> _Set problem_:
Please transcribe the listing below in full and word for word, without its pictures.

--------------------

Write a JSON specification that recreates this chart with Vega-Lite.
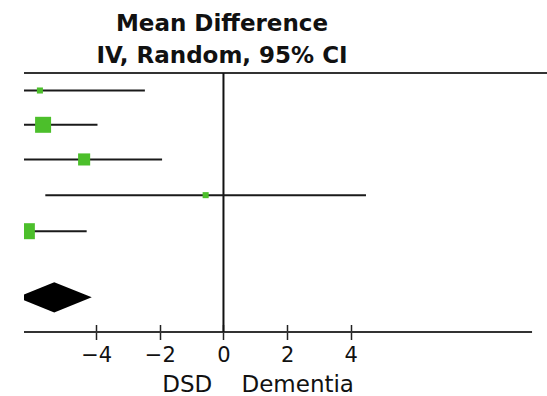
{
  "$schema": "https://vega.github.io/schema/vega-lite/v6.json",
  "width": 523,
  "height": 259,
  "autosize": "none",
  "padding": {"left": 24, "top": 73, "right": 0, "bottom": 64},
  "background": "white",
  "title": {
    "text": ["Mean Difference", "IV, Random, 95% CI"],
    "font": "DejaVu Sans",
    "fontSize": 23,
    "fontWeight": "bold",
    "color": "#111111",
    "anchor": "middle",
    "frame": "group",
    "dx": -63.5,
    "lineHeight": 31.6,
    "offset": 4
  },
  "config": {
    "view": {"stroke": null},
    "axisX": {
      "domain": false,
      "grid": false,
      "offset": -7.5,
      "tickSize": 15,
      "tickColor": "#222222",
      "tickWidth": 1.5,
      "labelFont": "DejaVu Sans",
      "labelFontSize": 21,
      "labelColor": "#111111",
      "labelPadding": 5,
      "titleFont": "DejaVu Sans",
      "titleFontSize": 23,
      "titleFontWeight": "normal",
      "titleColor": "#111111",
      "titleAlign": "left",
      "titleBaseline": "alphabetic",
      "titleX": 137.7,
      "titleY": 67.3
    }
  },
  "datasets": {
    "studies": [
      {"study": 1, "md": -5.77, "lo": -9.07, "hi": -2.47, "weight": 4, "row": 0.5},
      {"study": 2, "md": -5.67, "lo": -7.38, "hi": -3.96, "weight": 28, "row": 1.48},
      {"study": 3, "md": -4.38, "lo": -6.83, "hi": -1.93, "weight": 16, "row": 2.47},
      {"study": 4, "md": -0.56, "lo": -5.6, "hi": 4.48, "weight": 4, "row": 3.49},
      {"study": 5, "md": -6.18, "lo": -8.06, "hi": -4.3, "weight": 28, "row": 4.52}
    ],
    "pooled": [
      {"x": -6.5, "ylo": 6.41, "yhi": 6.41},
      {"x": -5.32, "ylo": 5.98, "yhi": 6.84},
      {"x": -4.14, "ylo": 6.41, "yhi": 6.41}
    ],
    "topline": [{"y": 0}],
    "zeroline": [{"x": 0, "y": 0, "y2": 7.4}],
    "baseline": [{"x": -6.27, "x2": 9.7, "y": 7.4}]
  },
  "layer": [
    {
      "data": {"name": "topline"},
      "mark": {"type": "rule", "color": "#333333", "strokeWidth": 2},
      "encoding": {
        "y": {"field": "y", "type": "quantitative", "scale": {"domain": [0, 7.4], "reverse": true}, "axis": null}
      }
    },
    {
      "data": {"name": "baseline"},
      "mark": {"type": "rule", "color": "#333333", "strokeWidth": 2},
      "encoding": {
        "x": {"field": "x", "type": "quantitative", "scale": {"domain": [-6.27, 10.17], "nice": false, "zero": false}, "axis": {"values": [-4, -2, 0, 2, 4]}, "title": "DSD\u00a0\u00a0\u00a0\u00a0Dementia"},
        "x2": {"field": "x2"},
        "y": {"field": "y", "type": "quantitative", "scale": {"domain": [0, 7.4], "reverse": true}, "axis": null}
      }
    },
    {
      "data": {"name": "zeroline"},
      "mark": {"type": "rule", "color": "#111111", "strokeWidth": 2},
      "encoding": {
        "x": {"field": "x", "type": "quantitative", "scale": {"domain": [-6.27, 10.17], "nice": false, "zero": false}, "axis": {"values": [-4, -2, 0, 2, 4]}, "title": "DSD\u00a0\u00a0\u00a0\u00a0Dementia"},
        "y": {"field": "y", "type": "quantitative", "scale": {"domain": [0, 7.4], "reverse": true}, "axis": null},
        "y2": {"field": "y2"}
      }
    },
    {
      "data": {"name": "studies"},
      "mark": {"type": "rule", "color": "#1a1a1a", "strokeWidth": 2, "clip": true},
      "encoding": {
        "x": {"field": "lo", "type": "quantitative", "scale": {"domain": [-6.27, 10.17], "nice": false, "zero": false}, "axis": {"values": [-4, -2, 0, 2, 4]}, "title": "DSD\u00a0\u00a0\u00a0\u00a0Dementia"},
        "x2": {"field": "hi"},
        "y": {"field": "row", "type": "quantitative", "scale": {"domain": [0, 7.4], "reverse": true}, "axis": null}
      }
    },
    {
      "data": {"name": "studies"},
      "mark": {"type": "point", "shape": "square", "filled": true, "opacity": 1, "color": "#4cbf2b", "clip": true},
      "encoding": {
        "x": {"field": "md", "type": "quantitative", "scale": {"domain": [-6.27, 10.17], "nice": false, "zero": false}, "axis": {"values": [-4, -2, 0, 2, 4]}, "title": "DSD\u00a0\u00a0\u00a0\u00a0Dementia"},
        "y": {"field": "row", "type": "quantitative", "scale": {"domain": [0, 7.4], "reverse": true}, "axis": null},
        "size": {"field": "weight", "type": "quantitative", "scale": {"type": "linear", "domain": [0, 28], "range": [0, 256]}, "legend": null}
      }
    },
    {
      "data": {"name": "pooled"},
      "mark": {"type": "area", "color": "#000000", "orient": "vertical", "clip": true, "opacity": 1},
      "encoding": {
        "x": {"field": "x", "type": "quantitative", "scale": {"domain": [-6.27, 10.17], "nice": false, "zero": false}, "axis": {"values": [-4, -2, 0, 2, 4]}, "title": "DSD\u00a0\u00a0\u00a0\u00a0Dementia"},
        "y": {"field": "ylo", "type": "quantitative", "scale": {"domain": [0, 7.4], "reverse": true}, "axis": null},
        "y2": {"field": "yhi"}
      }
    }
  ]
}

--------------------

> _Result_:
Write a JSON specification that recreates this chart with Vega-Lite.
{
  "$schema": "https://vega.github.io/schema/vega-lite/v6.json",
  "width": 523,
  "height": 259,
  "autosize": "none",
  "padding": {"left": 24, "top": 73, "right": 0, "bottom": 64},
  "background": "white",
  "title": {
    "text": ["Mean Difference", "IV, Random, 95% CI"],
    "font": "DejaVu Sans",
    "fontSize": 23,
    "fontWeight": "bold",
    "color": "#111111",
    "anchor": "middle",
    "frame": "group",
    "dx": -63.5,
    "lineHeight": 31.6,
    "offset": 4
  },
  "config": {
    "view": {"stroke": null},
    "axisX": {
      "domain": false,
      "grid": false,
      "offset": -7.5,
      "tickSize": 15,
      "tickColor": "#222222",
      "tickWidth": 1.5,
      "labelFont": "DejaVu Sans",
      "labelFontSize": 21,
      "labelColor": "#111111",
      "labelPadding": 5,
      "titleFont": "DejaVu Sans",
      "titleFontSize": 23,
      "titleFontWeight": "normal",
      "titleColor": "#111111",
      "titleAlign": "left",
      "titleBaseline": "alphabetic",
      "titleX": 137.7,
      "titleY": 67.3
    }
  },
  "datasets": {
    "studies": [
      {"study": 1, "md": -5.77, "lo": -9.07, "hi": -2.47, "weight": 4, "row": 0.5},
      {"study": 2, "md": -5.67, "lo": -7.38, "hi": -3.96, "weight": 28, "row": 1.48},
      {"study": 3, "md": -4.38, "lo": -6.83, "hi": -1.93, "weight": 16, "row": 2.47},
      {"study": 4, "md": -0.56, "lo": -5.6, "hi": 4.48, "weight": 4, "row": 3.49},
      {"study": 5, "md": -6.18, "lo": -8.06, "hi": -4.3, "weight": 28, "row": 4.52}
    ],
    "pooled": [
      {"x": -6.5, "ylo": 6.41, "yhi": 6.41},
      {"x": -5.32, "ylo": 5.98, "yhi": 6.84},
      {"x": -4.14, "ylo": 6.41, "yhi": 6.41}
    ],
    "topline": [{"y": 0}],
    "zeroline": [{"x": 0, "y": 0, "y2": 7.4}],
    "baseline": [{"x": -6.27, "x2": 9.7, "y": 7.4}]
  },
  "layer": [
    {
      "data": {"name": "topline"},
      "mark": {"type": "rule", "color": "#333333", "strokeWidth": 2},
      "encoding": {
        "y": {"field": "y", "type": "quantitative", "scale": {"domain": [0, 7.4], "reverse": true}, "axis": null}
      }
    },
    {
      "data": {"name": "baseline"},
      "mark": {"type": "rule", "color": "#333333", "strokeWidth": 2},
      "encoding": {
        "x": {"field": "x", "type": "quantitative", "scale": {"domain": [-6.27, 10.17], "nice": false, "zero": false}, "axis": {"values": [-4, -2, 0, 2, 4]}, "title": "DSD\u00a0\u00a0\u00a0\u00a0Dementia"},
        "x2": {"field": "x2"},
        "y": {"field": "y", "type": "quantitative", "scale": {"domain": [0, 7.4], "reverse": true}, "axis": null}
      }
    },
    {
      "data": {"name": "zeroline"},
      "mark": {"type": "rule", "color": "#111111", "strokeWidth": 2},
      "encoding": {
        "x": {"field": "x", "type": "quantitative", "scale": {"domain": [-6.27, 10.17], "nice": false, "zero": false}, "axis": {"values": [-4, -2, 0, 2, 4]}, "title": "DSD\u00a0\u00a0\u00a0\u00a0Dementia"},
        "y": {"field": "y", "type": "quantitative", "scale": {"domain": [0, 7.4], "reverse": true}, "axis": null},
        "y2": {"field": "y2"}
      }
    },
    {
      "data": {"name": "studies"},
      "mark": {"type": "rule", "color": "#1a1a1a", "strokeWidth": 2, "clip": true},
      "encoding": {
        "x": {"field": "lo", "type": "quantitative", "scale": {"domain": [-6.27, 10.17], "nice": false, "zero": false}, "axis": {"values": [-4, -2, 0, 2, 4]}, "title": "DSD\u00a0\u00a0\u00a0\u00a0Dementia"},
        "x2": {"field": "hi"},
        "y": {"field": "row", "type": "quantitative", "scale": {"domain": [0, 7.4], "reverse": true}, "axis": null}
      }
    },
    {
      "data": {"name": "studies"},
      "mark": {"type": "point", "shape": "square", "filled": true, "opacity": 1, "color": "#4cbf2b", "clip": true},
      "encoding": {
        "x": {"field": "md", "type": "quantitative", "scale": {"domain": [-6.27, 10.17], "nice": false, "zero": false}, "axis": {"values": [-4, -2, 0, 2, 4]}, "title": "DSD\u00a0\u00a0\u00a0\u00a0Dementia"},
        "y": {"field": "row", "type": "quantitative", "scale": {"domain": [0, 7.4], "reverse": true}, "axis": null},
        "size": {"field": "weight", "type": "quantitative", "scale": {"type": "linear", "domain": [0, 28], "range": [0, 256]}, "legend": null}
      }
    },
    {
      "data": {"name": "pooled"},
      "mark": {"type": "area", "color": "#000000", "orient": "vertical", "clip": true, "opacity": 1},
      "encoding": {
        "x": {"field": "x", "type": "quantitative", "scale": {"domain": [-6.27, 10.17], "nice": false, "zero": false}, "axis": {"values": [-4, -2, 0, 2, 4]}, "title": "DSD\u00a0\u00a0\u00a0\u00a0Dementia"},
        "y": {"field": "ylo", "type": "quantitative", "scale": {"domain": [0, 7.4], "reverse": true}, "axis": null},
        "y2": {"field": "yhi"}
      }
    }
  ]
}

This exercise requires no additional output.